Find all extrema of a complicated trigonometric function

Question

Problem

Find all local extrema for

$$f(x) = \frac{\sin{3x}}{1+\frac{1}{2}\cos{3x}}$$

Attempted solution

My basic approach is to take the derivative, set the derivative equal to zero and solve for x.

Taking the derivative with the quotient rule and a few cases of the chain rule for the trigonometric functions with a final application of the Pythagorean identity:

$$f'(x) = \frac{(1+\frac{1}{2}\cos{3x})(3\cos{3x})+1.5\sin{3x}\sin {3x}}{(1+\frac{1}{2}\cos{3x})^2} = \frac{3\cos 3x+1.5\cos^2 3x + 1.5\sin^2 3x}{(1+\frac{1}{2}\cos 3x)^2} = \frac{3 \cos 3x + 1}{(1+\frac{1}{2}\cos 3x)^2}$$

Putting it equal to zero and solving for x:

$$3\cos 3x + 1 = 0 \Rightarrow x = \frac{\arccos{\Big(-\frac{1}{3}\Big)}}{3} = \frac{\pi}{6} + \frac{2\pi n}{3}$$

...however the expected answer is $\pm\frac{2\pi}{9} + \frac{2\pi n}{3}$

So I must have gone wrong somewhere.

Answer 1

It suffices to cancel the numerator of the derivative,

$$\cos(3x)(2+\cos(3x))+\sin(3x)\sin(3x)=2\cos(3x)+1=0$$

and

$$3x=2k\pi\pm\frac{2\pi}3.$$

Answer 2

It should be $$f'(x) = \frac{(1+\frac{1}{2}\cos{3x})(3\cos{3x})-\frac{3}{2}\sin{3x}\sin {3x}}{(1+\frac{1}{2}\cos{3x})^2}.$$

I like the following way.

Let $x=\frac{2\pi}{9}.$

Thus, we get a value $\frac{2}{\sqrt3}.$

We'll prove that it's a maximal value.

Indeed, we need to prove that $$\frac{\sin3x}{2+\cos3x}\leq\frac{1}{\sqrt3}$$ or $$\sqrt3\sin3x-\cos3x\leq2,$$ which is true by C-S: $$\sqrt3\sin3x-\cos3x\leq\sqrt{((\sqrt3)^2+(-1)^2)(\sin^23x+\cos^23x)}=2.$$ By the same way we can get a minimal value.
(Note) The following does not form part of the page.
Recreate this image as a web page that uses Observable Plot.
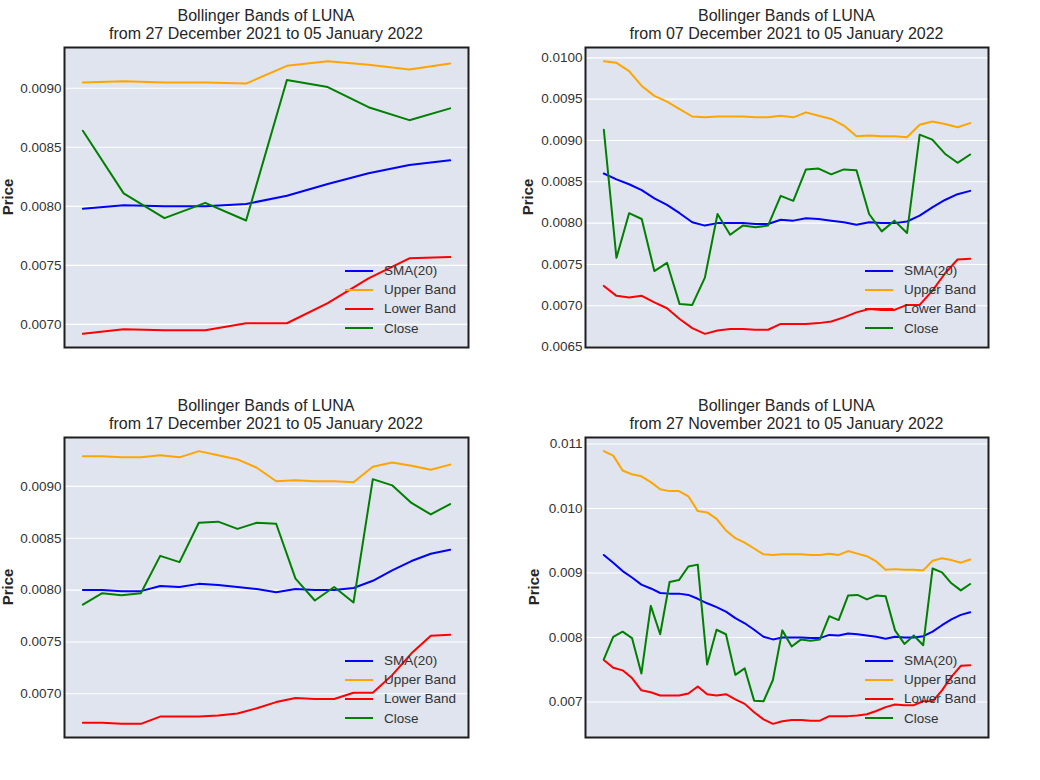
<!DOCTYPE html>
<html>
<head>
<meta charset="utf-8">
<script src="https://cdn.jsdelivr.net/npm/d3@7"></script>
<script src="https://cdn.jsdelivr.net/npm/@observablehq/plot@0.6"></script>
<style>
  body { margin: 0; background: #fff; font-family: "Liberation Sans", Arial, sans-serif; }
  #root { position: relative; width: 1040px; height: 780px; overflow: hidden; }
  .panel { position: absolute; width: 520px; height: 390px; }
  .panel svg { position: absolute; left: 0; top: 0; }
  .title { position: absolute; text-align: center; font-size: 16px; line-height: 17.5px; color: #262626; white-space: nowrap; }
  .ylab { position: absolute; font-size: 15px; font-weight: bold; color: #262626; transform: translate(-50%, -50%) rotate(-90deg); white-space: nowrap; }
  .legend { position: absolute; font-size: 13.5px; color: #333; }
  .legend .row { display: flex; align-items: center; height: 19.2px; }
  .legend .sw { width: 28px; height: 2.2px; margin-right: 11px; }
</style>
</head>
<body>
<div id="root"></div>
<script>
// ---- data (27 Nov 2021 .. 05 Jan 2022, daily) ----
const startDate = "2021-11-27";
const seriesNames = ["SMA(20)", "Upper Band", "Lower Band", "Close"];
const seriesColors = ["blue", "orange", "red", "green"];

const smaValues = [
  0.00928, 0.00916, 0.00903, 0.00893, 0.00882, 0.00876, 0.00869, 0.00868, 0.00868, 0.00866,
  0.00860, 0.00853, 0.00847, 0.00840, 0.00830, 0.00822, 0.00812, 0.00801, 0.00797, 0.00800,
  0.00800, 0.00800, 0.00799, 0.00799, 0.00804, 0.00803, 0.00806, 0.00805, 0.00803, 0.00801,
  0.00798, 0.00801, 0.00800, 0.00800, 0.00802, 0.00809, 0.00819, 0.00828, 0.00835, 0.00839
];
const upperValues = [
  0.01089, 0.01082, 0.01059, 0.01053, 0.01050, 0.01041, 0.01030, 0.01027, 0.01027, 0.01019,
  0.00996, 0.00994, 0.00984, 0.00966, 0.00954, 0.00947, 0.00938, 0.00929, 0.00928, 0.00929,
  0.00929, 0.00929, 0.00928, 0.00928, 0.00930, 0.00928, 0.00934, 0.00930, 0.00926, 0.00918,
  0.00905, 0.00906, 0.00905, 0.00905, 0.00904, 0.00919, 0.00923, 0.00920, 0.00916, 0.00921
];
const lowerValues = [
  0.00765, 0.00753, 0.00749, 0.00737, 0.00718, 0.00715, 0.00710, 0.00710, 0.00710, 0.00713,
  0.00724, 0.00712, 0.00710, 0.00712, 0.00704, 0.00697, 0.00684, 0.00673, 0.00666, 0.00670,
  0.00672, 0.00672, 0.00671, 0.00671, 0.00678, 0.00678, 0.00678, 0.00679, 0.00681, 0.00686,
  0.00692, 0.00696, 0.00695, 0.00695, 0.00701, 0.00701, 0.00718, 0.00739, 0.00756, 0.00757
];
const closeValues = [
  0.00766, 0.00801, 0.00809, 0.00799, 0.00744, 0.00849, 0.00805, 0.00886, 0.00889, 0.00910,
  0.00913, 0.00758, 0.00812, 0.00805, 0.00742, 0.00752, 0.00702, 0.00701, 0.00734, 0.00811,
  0.00786, 0.00797, 0.00795, 0.00797, 0.00833, 0.00827, 0.00865, 0.00866, 0.00859, 0.00865,
  0.00864, 0.00811, 0.00790, 0.00803, 0.00788, 0.00907, 0.00901, 0.00884, 0.00873, 0.00883
];

// panel windows (days) and y tick labels
const panelDays = [10, 30, 20, 40];
const panelTitles = [
  "from 27 December 2021 to 05 January 2022",
  "from 07 December 2021 to 05 January 2022",
  "from 17 December 2021 to 05 January 2022",
  "from 27 November 2021 to 05 January 2022"
];
const ticksA = [0.0070, 0.0075, 0.0080, 0.0085, 0.0090];
const ticksB = [0.0065, 0.0070, 0.0075, 0.0080, 0.0085, 0.0090, 0.0095, 0.0100];
const ticksC = [0.0070, 0.0075, 0.0080, 0.0085, 0.0090];
const ticksD = [0.007, 0.008, 0.009, 0.010, 0.011];
const panelTicks = [ticksA, ticksB, ticksC, ticksD];
const panelFormats = [".4f", ".4f", ".4f", ".3f"];

// ---- build ----
const allSeries = [smaValues, upperValues, lowerValues, closeValues];
const t0 = new Date(startDate + "T00:00:00Z");
const dates = closeValues.map((_, i) => d3.utcDay.offset(t0, i));
const total = closeValues.length;

const root = document.getElementById("root");
const W = 520, H = 390;
const layout = [
  {left: 0, top: 0, ml: 64, mr: 52, mt: 47, mb: 43, ylabX: 7},
  {left: 520, top: 0, ml: 65, mr: 52, mt: 47, mb: 43, ylabX: 7},
  {left: 0, top: 390, ml: 64, mr: 52, mt: 47, mb: 43, ylabX: 7},
  {left: 520, top: 390, ml: 65, mr: 52, mt: 47, mb: 43, ylabX: 13}
];

function pad(ext) {
  const r = ext[1] - ext[0];
  return [ext[0] - 0.05 * r, ext[1] + 0.05 * r];
}

panelDays.forEach((n, p) => {
  const L = layout[p];
  const start = total - n;
  const rows = [];
  allSeries.forEach((vals, s) => {
    for (let i = start; i < total; i++) rows.push({date: dates[i], series: seriesNames[s], value: vals[i]});
  });
  const yExt = pad(d3.extent(rows, d => d.value));
  const xExt = d3.extent(rows, d => d.date);
  const xr = xExt[1] - xExt[0];
  const xDom = [new Date(+xExt[0] - 0.05 * xr), new Date(+xExt[1] + 0.05 * xr)];

  const panel = document.createElement("div");
  panel.className = "panel";
  panel.style.left = L.left + "px";
  panel.style.top = L.top + "px";
  root.appendChild(panel);

  const chart = Plot.plot({
    width: W, height: H,
    marginLeft: L.ml, marginRight: L.mr, marginTop: L.mt, marginBottom: L.mb,
    style: {fontFamily: '"Liberation Sans", Arial, sans-serif', fontSize: "13.5px", color: "#333", background: "transparent"},
    x: {type: "utc", domain: xDom, axis: null},
    y: {domain: yExt, axis: null},
    color: {domain: seriesNames, range: seriesColors},
    marks: [
      Plot.frame({fill: "#dfe4ee"}),
      Plot.gridY(panelTicks[p], {stroke: "#fff", strokeOpacity: 1, strokeWidth: 1.1}),
      Plot.axisY(panelTicks[p], {tickSize: 0, tickPadding: 3, tickFormat: d3.format(panelFormats[p]), label: null, fill: "#333"}),
      Plot.line(rows, {x: "date", y: "value", z: "series", stroke: "series", strokeWidth: 2}),
      Plot.frame({stroke: "#1e1e1e", strokeWidth: 2})
    ]
  });
  panel.appendChild(chart);

  const plotLeft = L.ml, plotRight = W - L.mr, plotTop = L.mt, plotBottom = H - L.mb;

  const title = document.createElement("div");
  title.className = "title";
  title.style.left = plotLeft + "px";
  title.style.width = (plotRight - plotLeft) + "px";
  title.style.top = "7px";
  title.innerHTML = "Bollinger Bands of LUNA<br>" + panelTitles[p];
  panel.appendChild(title);

  const ylab = document.createElement("div");
  ylab.className = "ylab";
  ylab.textContent = "Price";
  ylab.style.left = L.ylabX + "px";
  ylab.style.top = ((plotTop + plotBottom) / 2) + "px";
  panel.appendChild(ylab);

  const legend = document.createElement("div");
  legend.className = "legend";
  legend.style.left = (plotRight - 123) + "px";
  legend.style.top = (plotBottom - 86) + "px";
  seriesNames.forEach((name, s) => {
    const row = document.createElement("div");
    row.className = "row";
    const sw = document.createElement("div");
    sw.className = "sw";
    sw.style.background = seriesColors[s];
    const tx = document.createElement("span");
    tx.textContent = name;
    row.appendChild(sw); row.appendChild(tx);
    legend.appendChild(row);
  });
  panel.appendChild(legend);
});
</script>
</body>
</html>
I got $-\frac{2}{\sqrt3},$ which occurs for $x=-\frac{2\pi}{9}.$

Answer 3

Looks like you have a problem with the differentiation. You should have.

You dropped a factor of 3 in the right-hand term. It should be $(\frac 32 \sin 3x)(\sin 3x)$ in the first line.

You have brought it back by the time you get to.

$3\cos 3x + 1.5\cos^2 3x + \frac 12 \sin^2 3x = 0$

But then $1.5$ becomes $1$ in the next line.

$3\cos 3x + 1.5 = 0$

Solving for x:

$\cos3x = -\frac 12$

$3x = \pm\frac {2\pi}{3} + 2n\pi\\ x = \pm \frac {2\pi}{9} + \frac {2n\pi}{3}$

$x = \frac {2\pi}{9} + \frac {2n\pi}{3}$ are the maxima and $x = -\frac {2\pi}{9} + \frac {2n\pi}{3}$ are the minima

Answer 4

This function has period $\frac{2\pi}3$ and it is an odd function, so we need to determine its variations only on $\bigl[0,\frac\pi 3\bigr]$.

Now simplifying the derivative, you get $$f'(x)=\frac{3\bigl(\frac12+\cos 3x\bigr)}{\bigl(1+\frac{1}{2}\cos{3x}\bigr)^2},$$ which has the sign of $\;\frac12+\cos 3x$, so we have to solve the inequation $$\cos 3x>-\tfrac 12\quad\text{on}\quad \bigl[0,\tfrac\pi 3\bigr].$$ Can you continue?